Ricupero: O ano de 2022
vai combinar um período muito negativo com a expectativa de um ciclo novo que
pode se iniciar com a eleição. Efemérides do gênero têm trazido à tona, no
mundo inteiro, uma disposição mais de se pôr fogo nas estátuas. Mas a saída não
é se perguntar se devemos estar alegres ou frustrados, mas fazer uma reflexão
sobre o sentido desses 200 anos e extrair não apenas um balanço mas uma visão
de futuro sob o signo da verdade. Não podemos ficar com lamúrias. Senão vamos
tocar um tango argentino, como sugeriu Manuel Bandeira
Valor: O fiasco bolsonarista de 7 de setembro de 2021
afastou o risco de golpe?
Ricupero: Não podemos
afastar o risco de atentado de candidatos, aconteceu no México e na Colômbia.
Não se pode eliminar a possibilidade daquilo que uma mente doentia é capaz para
criar confusão, mas em condições normais, por tudo que estamos assistindo, não
haverá condições de um golpe dentro do golpe. Não tem apoio internacional nem
interno. O que vou dizer não tem originalidade. Está se formando um consenso de
que a mãe das prioridades é negar a Bolsonaro um segundo mandato
Valor: O que o senhor está dizendo é que 7 de setembro
de 2022 pode cair no 2 de outubro?
Ricupero: Eleições
sempre trazem uma renovação da esperança. Identifico no crescimento da
candidatura [do ex-presidente] Lula e até no fato de que ele possa ganhar no
primeiro turno esse elemento de esperança.
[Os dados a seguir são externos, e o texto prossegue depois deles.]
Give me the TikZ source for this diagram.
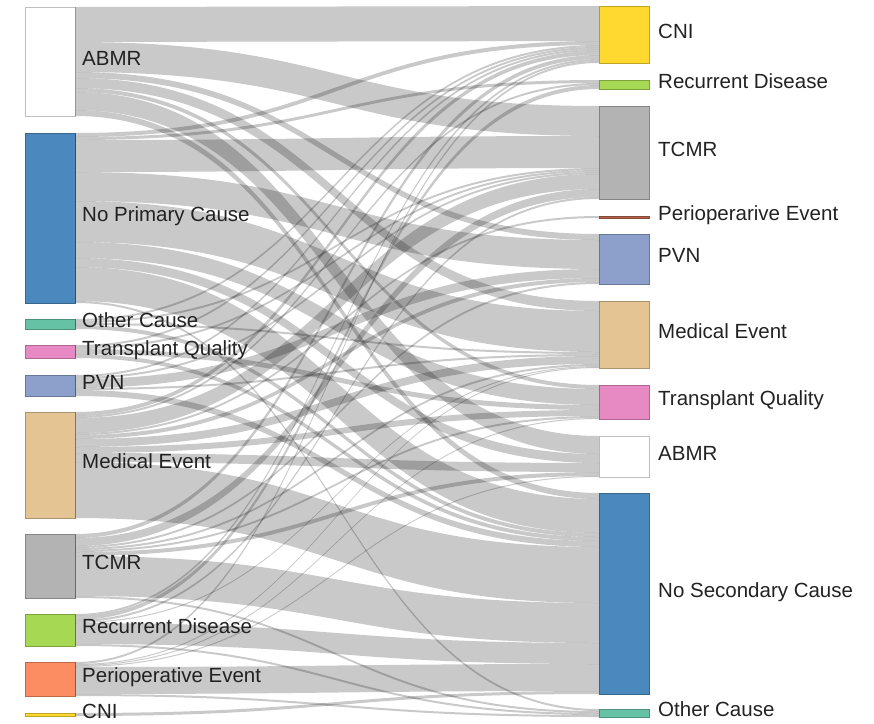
\documentclass[tikz,border=0pt]{standalone}
\usepackage{fontspec}
\setmainfont{Liberation Sans}
\usetikzlibrary{positioning}
\definecolor{abmrcol}{HTML}{FFFFFF}
\definecolor{nocausecol}{HTML}{4A88BD}
\definecolor{othercol}{HTML}{66C2A5}
\definecolor{tqcol}{HTML}{E78AC3}
\definecolor{pvncol}{HTML}{8DA0CB}
\definecolor{medcol}{HTML}{E5C494}
\definecolor{tcmrcol}{HTML}{B3B3B3}
\definecolor{reccol}{HTML}{A6D854}
\definecolor{pericol}{HTML}{FC8D62}
\definecolor{cnicol}{HTML}{FFD92F}
\definecolor{perilinecol}{HTML}{B5634B}
\definecolor{labeltext}{HTML}{222222}
\newcommand{\sankeyflow}[5]{%
  \fill[flowfill] ([yshift=-#2pt]#1.north east)
    .. controls +(262,0) and +(-262,0) .. ([yshift=-#4pt]#3.north west)
    -- ([yshift=-#4pt-#5pt]#3.north west)
    .. controls +(-262,0) and +(262,0) .. ([yshift=-#2pt-#5pt]#1.north east) -- cycle;}

\begin{document}
\begin{tikzpicture}[x=1pt,y=-1pt,
    bar/.style={draw=#1!75!black,fill=#1,anchor=north west,minimum width=50pt,inner sep=0pt,outer sep=0pt,line width=0.5pt},
    lbl/.style={inner sep=0pt,text height=0.716em,text depth=0pt,text=labeltext,font=\fontsize{20.5pt}{24pt}\selectfont},
    flowfill/.style={fill=black,fill opacity=0.21}]
    \useasboundingbox (0,0) rectangle (874,723);

    \begin{scope}
    \draw node at (25,7)[name=abmrL,bar=abmrcol,minimum height=109pt]{};
    \draw node at (25,133)[name=nopcL,bar=nocausecol,minimum height=170pt]{};
    \draw node at (25,319)[name=otherL,bar=othercol,minimum height=10pt]{};
    \draw node at (25,345)[name=tqL,bar=tqcol,minimum height=13pt]{};
    \draw node at (25,375)[name=pvnL,bar=pvncol,minimum height=21pt]{};
    \draw node at (25,412)[name=medL,bar=medcol,minimum height=106pt]{};
    \draw node at (25,534)[name=tcmrL,bar=tcmrcol,minimum height=64pt]{};
    \draw node at (25,614)[name=recL,bar=reccol,minimum height=32pt]{};
    \draw node at (25,662)[name=periL,bar=pericol,minimum height=34pt]{};
    \draw node at (25,713)[name=cniL,bar=cnicol,minimum height=3pt]{};
    \end{scope}

    \begin{scope}
    \draw node at (599,6)[name=cniR,bar=cnicol,minimum height=57pt]{};
    \draw node at (599,80)[name=recR,bar=reccol,minimum height=9pt]{};
    \draw node at (599,106)[name=tcmrR,bar=tcmrcol,minimum height=93pt]{};
    \draw node at (599,216)[name=periR,bar=perilinecol,minimum height=2pt]{};
    \draw node at (599,234)[name=pvnR,bar=pvncol,minimum height=50pt]{};
    \draw node at (599,301)[name=medR,bar=medcol,minimum height=67pt]{};
    \draw node at (599,385)[name=tqR,bar=tqcol,minimum height=34pt]{};
    \draw node at (599,436)[name=abmrR,bar=abmrcol,minimum height=41pt]{};
    \draw node at (599,493)[name=nosecR,bar=nocausecol,minimum height=201pt]{};
    \draw node at (599,709)[name=otherR,bar=othercol,minimum height=8pt]{};
    \end{scope}

    \foreach \src/\sofs/\tgt/\tofs/\wd in {
      abmrL/0/cniR/0/35, abmrL/35/tcmrR/0/30, abmrL/65/pvnR/0/6, abmrL/71/medR/0/10,
      abmrL/81/tqR/0/4, abmrL/85/abmrR/0/18, abmrL/103/nosecR/0/6,
      nopcL/0/cniR/35/4, nopcL/4/recR/0/3, nopcL/7/tcmrR/30/32, nopcL/39/pvnR/6/29,
      nopcL/68/medR/10/41, nopcL/109/tqR/4/16, nopcL/125/abmrR/18/9, nopcL/134/nosecR/6/34,
      nopcL/168/otherR/0/2,
      otherL/0/cniR/39/2, otherL/2/tcmrR/62/2, otherL/4/medR/51/2, otherL/6/nosecR/40/4,
      tqL/0/cniR/41/2, tqL/2/tcmrR/64/2, tqL/4/tqR/20/5, tqL/9/nosecR/44/4,
      pvnL/0/cniR/43/2, pvnL/2/tcmrR/66/2, pvnL/4/pvnR/35/9, pvnL/13/medR/53/2, pvnL/15/nosecR/48/6,
      medL/0/cniR/45/4, medL/4/recR/3/2, medL/6/tcmrR/68/15, medL/21/periR/0/2, medL/23/pvnR/44/4,
      medL/27/medR/55/8, medL/35/tqR/25/6, medL/41/abmrR/27/9, medL/50/nosecR/54/56,
      tcmrL/0/cniR/49/4, tcmrL/4/tcmrR/83/8, tcmrL/12/pvnR/48/2, tcmrL/14/medR/63/2,
      tcmrL/16/tqR/31/2, tcmrL/18/abmrR/36/4, tcmrL/22/nosecR/110/40, tcmrL/62/otherR/2/2,
      recL/0/cniR/53/2, recL/2/recR/5/4, recL/6/tcmrR/91/2, recL/8/medR/65/1,
      recL/9/nosecR/150/21, recL/30/otherR/4/2,
      periL/0/cniR/55/2, periL/2/medR/66/1, periL/3/tqR/33/1, periL/4/abmrR/40/1,
      periL/5/nosecR/171/27, periL/32/otherR/6/2,
      cniL/0/nosecR/198/3}
      {\sankeyflow{\src}{\sofs}{\tgt}{\tofs}{\wd}}

    \draw node[lbl,right=7pt of abmrL,name=abmrLtext]{ABMR};
    \draw node[lbl,right=7pt of nopcL,name=nopcLtext]{No Primary Cause};
    \draw node[lbl,right=7pt of otherL,name=otherLtext]{Other Cause};
    \draw node[lbl,right=7pt of tqL,name=tqLtext]{Transplant Quality};
    \draw node[lbl,right=7pt of pvnL,name=pvnLtext]{PVN};
    \draw node[lbl,right=7pt of medL,name=medLtext]{Medical Event};
    \draw node[lbl,right=7pt of tcmrL,name=tcmrLtext]{TCMR};
    \draw node[lbl,right=7pt of recL,name=recLtext]{Recurrent Disease};
    \draw node[lbl,right=7pt of periL,name=periLtext]{Perioperative Event};
    \draw node[lbl,right=7pt of cniL,name=cniLtext]{CNI};

    \draw node[lbl,right=9pt of cniR,name=cniRtext]{CNI};
    \draw node[lbl,right=9pt of recR,name=recRtext]{Recurrent Disease};
    \draw node[lbl,right=9pt of tcmrR,name=tcmrRtext]{TCMR};
    \draw node[lbl,right=9pt of periR,name=periRtext]{Perioperarive Event};
    \draw node[lbl,right=9pt of pvnR,name=pvnRtext]{PVN};
    \draw node[lbl,right=9pt of medR,name=medRtext]{Medical Event};
    \draw node[lbl,right=9pt of tqR,name=tqRtext]{Transplant Quality};
    \draw node[lbl,right=9pt of abmrR,name=abmrRtext]{ABMR};
    \draw node[lbl,right=9pt of nosecR,name=nosecRtext]{No Secondary Cause};
    \draw node[lbl,right=9pt of otherR,name=otherRtext]{Other Cause};
\end{tikzpicture}
\end{document}
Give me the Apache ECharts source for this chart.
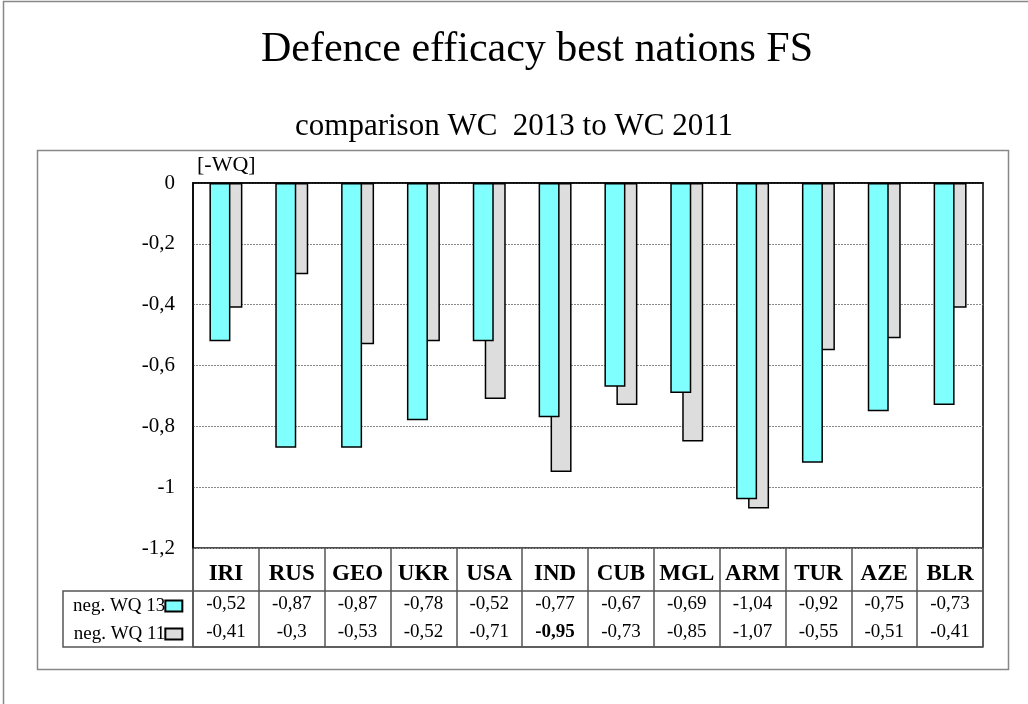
<!DOCTYPE html>
<html>
<head>
<meta charset="utf-8">
<script src="https://cdn.jsdelivr.net/npm/echarts@6/dist/echarts.min.js"></script>
<style>
  html, body { margin: 0; padding: 0; background: #fff; }
  #chart { width: 1028px; height: 704px; }
</style>
</head>
<body>
<div id="chart"></div>
<script>
// data
var nations = ['IRI', 'RUS', 'GEO', 'UKR', 'USA', 'IND', 'CUB', 'MGL', 'ARM', 'TUR', 'AZE', 'BLR'];
var wq13 = [-0.52, -0.87, -0.87, -0.78, -0.52, -0.77, -0.67, -0.69, -1.04, -0.92, -0.75, -0.73];
var wq11 = [-0.41, -0.30, -0.53, -0.52, -0.71, -0.95, -0.73, -0.85, -1.07, -0.55, -0.51, -0.41];
var seriesNames = ['neg. WQ 13', 'neg. WQ 11'];
var boldWq11 = ['IND'];

var serif = "'Liberation Serif', 'Times New Roman', serif";

// comma decimals like the source sheet
function fmt(v) {
    return String(+v.toFixed(2)).replace('.', ',');
}

var chart = echarts.init(document.getElementById('chart'));

var gridL = 193, gridT = 183, gridW = 790, gridH = 365;
var headH = 43, rowH = 28;
var tblTop = gridT + gridH;
var row1 = tblTop + headH, tblBot = row1 + 2 * rowH;
var tblLeft = 63;
var lineCol = '#555';

var option = {
    animation: false,
    title: [{
        text: 'Defence efficacy best nations FS',
        left: 256,
        top: 24,
        textStyle: { fontFamily: serif, fontSize: 42, fontWeight: 'normal', color: '#000' }
    }, {
        text: 'comparison WC  2013 to WC 2011',
        left: 'center',
        top: 106,
        textStyle: { fontFamily: serif, fontSize: 31, fontWeight: 'normal', color: '#000' }
    }],
    legend: {
        data: seriesNames,
        orient: 'vertical',
        align: 'right',
        left: 68,
        top: row1 - 1,
        itemWidth: 17,
        itemHeight: 11,
        itemGap: 6,
        icon: 'rect',
        textStyle: { fontFamily: serif, fontSize: 19, lineHeight: 22, color: '#000', padding: [0, -5, 0, 0] }
    },
    grid: [{
        left: gridL, top: gridT, width: gridW, height: gridH,
        show: true, borderColor: '#000', borderWidth: 1.5, backgroundColor: '#fff'
    }, {
        // the data table under the plot
        left: gridL, top: tblTop, width: gridW, height: tblBot - tblTop,
        show: true, borderColor: lineCol, borderWidth: 1.5
    }],
    xAxis: [{
        type: 'category',
        data: nations,
        gridIndex: 0,
        axisLine: { lineStyle: { color: '#000', width: 1.5 } },
        axisTick: { show: false },
        axisLabel: {
            interval: 0,
            margin: 10,
            // header row + two data rows
            formatter: function (v, i) {
                var b = boldWq11.indexOf(nations[i]) >= 0 ? 'vb' : 'v';
                return '{h|' + v + '}\n{v|' + fmt(wq13[i]) + '}\n{' + b + '|' + fmt(wq11[i]) + '}';
            },
            rich: {
                h: { fontFamily: serif, fontSize: 23, fontWeight: 'bold', color: '#000', lineHeight: headH - 11 },
                v: { fontFamily: serif, fontSize: 19, color: '#000', lineHeight: rowH },
                vb: { fontFamily: serif, fontSize: 19, fontWeight: 'bold', color: '#000', lineHeight: rowH }
            }
        }
    }, {
        type: 'category',
        data: nations,
        gridIndex: 1,
        axisLine: { show: false },
        axisTick: { show: false },
        axisLabel: { show: false },
        splitLine: { show: true, interval: 0, lineStyle: { color: lineCol, width: 1.5 } }
    }],
    yAxis: [{
        type: 'value',
        gridIndex: 0,
        min: -1.2,
        max: 0,
        interval: 0.2,
        name: '[-WQ]',
        nameLocation: 'end',
        nameGap: 7,
        nameTextStyle: { fontFamily: serif, fontSize: 22, color: '#000', align: 'left', padding: [0, 0, 0, 4] },
        axisLine: { show: true, lineStyle: { color: '#000', width: 1.5 } },
        axisTick: { show: false },
        axisLabel: {
            margin: 18, fontFamily: serif, fontSize: 21, color: '#000',
            formatter: function (v) { return String(+v.toFixed(1)).replace('.', ','); }
        },
        splitLine: { lineStyle: { color: '#888', type: [2, 1], width: 1 } }
    }, {
        type: 'value',
        gridIndex: 1,
        show: false
    }],
    series: [{
        name: seriesNames[0],
        type: 'bar',
        data: wq13,
        barWidth: 21,
        barGap: '-43%',
        z: 3,
        itemStyle: { color: '#80FFFF', borderColor: '#000', borderWidth: 1.5 }
    }, {
        name: seriesNames[1],
        type: 'bar',
        data: wq11,
        barWidth: 21,
        barGap: '-43%',
        z: 2,
        itemStyle: { color: '#DDDDDD', borderColor: '#000', borderWidth: 1.5 }
    }],
    graphic: [{
        type: 'rect', silent: true, z: -10,
        shape: { x: 3.5, y: 1.5, width: 1100, height: 800 },
        style: { fill: 'none', stroke: '#888', lineWidth: 1.5 }
    }, {
        type: 'rect', silent: true, z: -10,
        shape: { x: 37.5, y: 150.5, width: 971, height: 519 },
        style: { fill: 'none', stroke: '#888', lineWidth: 1.5 }
    }, {
        type: 'polyline', silent: true,
        shape: { points: [[gridL + gridW, row1], [tblLeft, row1], [tblLeft, tblBot], [gridL + gridW, tblBot]] },
        style: { fill: 'none', stroke: lineCol, lineWidth: 1.5 }
    }]
};

chart.setOption(option);
window.addEventListener('resize', function () {
    chart.resize();
});
</script>
</body>
</html>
Não é um julgamento de valor. Não
sei se vai dar certo ou não. E nem lulista sou. Se a Marina [Silva] for
candidata, voto nela. Votei na Marina e no [Fernando] Haddad em 2018 e escrevi
um artigo chamado “o dever dos neutros”, citando Rui Barbosa: entre a justiça e
a injustiça, ninguém pode ser neutro. Hoje noto que, na imensa maioria das
pessoas com quem converso, sobretudo as pessoas mais modestas, empregadas
domésticas e trabalhadores, há uma imensa esperança na vitória de Lula. E isso
pode levar a um movimento de avalanche que fecharia a eleição no primeiro
turno, o que tornaria muito mais difícil qualquer movimento de inconformidade.
A eleição, por algum efeito mágico, desperta um movimento de alegria. Mesmo que
se decepcionem, o sentimento de alívio é muito grande.
Valor: Esse sequestro do Orçamento de 2022 não azeda
as perspectivas para este ano do bicentenário?
Ricupero: Não excluo
que haja momentos conflitivos. Faço até um paralelo. 1922 foi tudo aquilo que
sabemos. Semana de Arte Moderna, mas também o início do movimento tenentista
que derrubaria o regime criado pela República. O início foi tumultuado. Em
março foi eleito Artur Bernardes. Mas até novembro quem governou foi Epitácio
Pessoa. E o clima era de contestação, de crise da República Velha. Era um país
em estado de sítio. Tinha havido a Revolta do Forte de Copacabana. Oito anos
depois houve uma revolução que derrubou o sistema. O regime atual está chegando
próximo ao fim. O sistema que foi estabelecido em 1988 com a Constituição está
dando sinais de disfuncionalidade e isso se vê num fato: dois impeachments na
Nova República. Este é o remédio heroico, feito para não ser usado. Quando
começa a ser normatizado é por causa da degradação. A imensa maioria dos
congressistas pratica o patrimonialismo e isso vai tornar o sistema inviável.
Ou se autorreforma ou será destruído. Não vejo isso com pessimismo, mas não
vejo [Arthur] Lira e [Rodrigo] Pacheco capazes de reformar e cortar na própria
carne. Eles vão acabar sendo tragados. Se o sistema não se autorreformar vai se
autodestruir, como na monarquia, que não conseguiu se autorreformar.
Valor: Mas todas as forças não empurram para a
conciliação?
Ricupero: Não sei como vai ser, mas sei que será inevitável. É uma lição da história. Um sistema nasce, vive e morre. Só não morre quando se autorreforma. Há sistemas que têm essa capacidade. Sem querer dar a isso um caráter fetichista. Os regimes brasileiros não duram mais do que 40 anos. O primeiro período acaba com a abdicação. O segundo não começa com a maioridade, mas em 1848. Pedro II só governou a partir de 1848. Foi a partir daí que começa o regime oligárquico, que durou 40 anos. A República Velha também. Nossa Nova República já está próxima do esgotamento.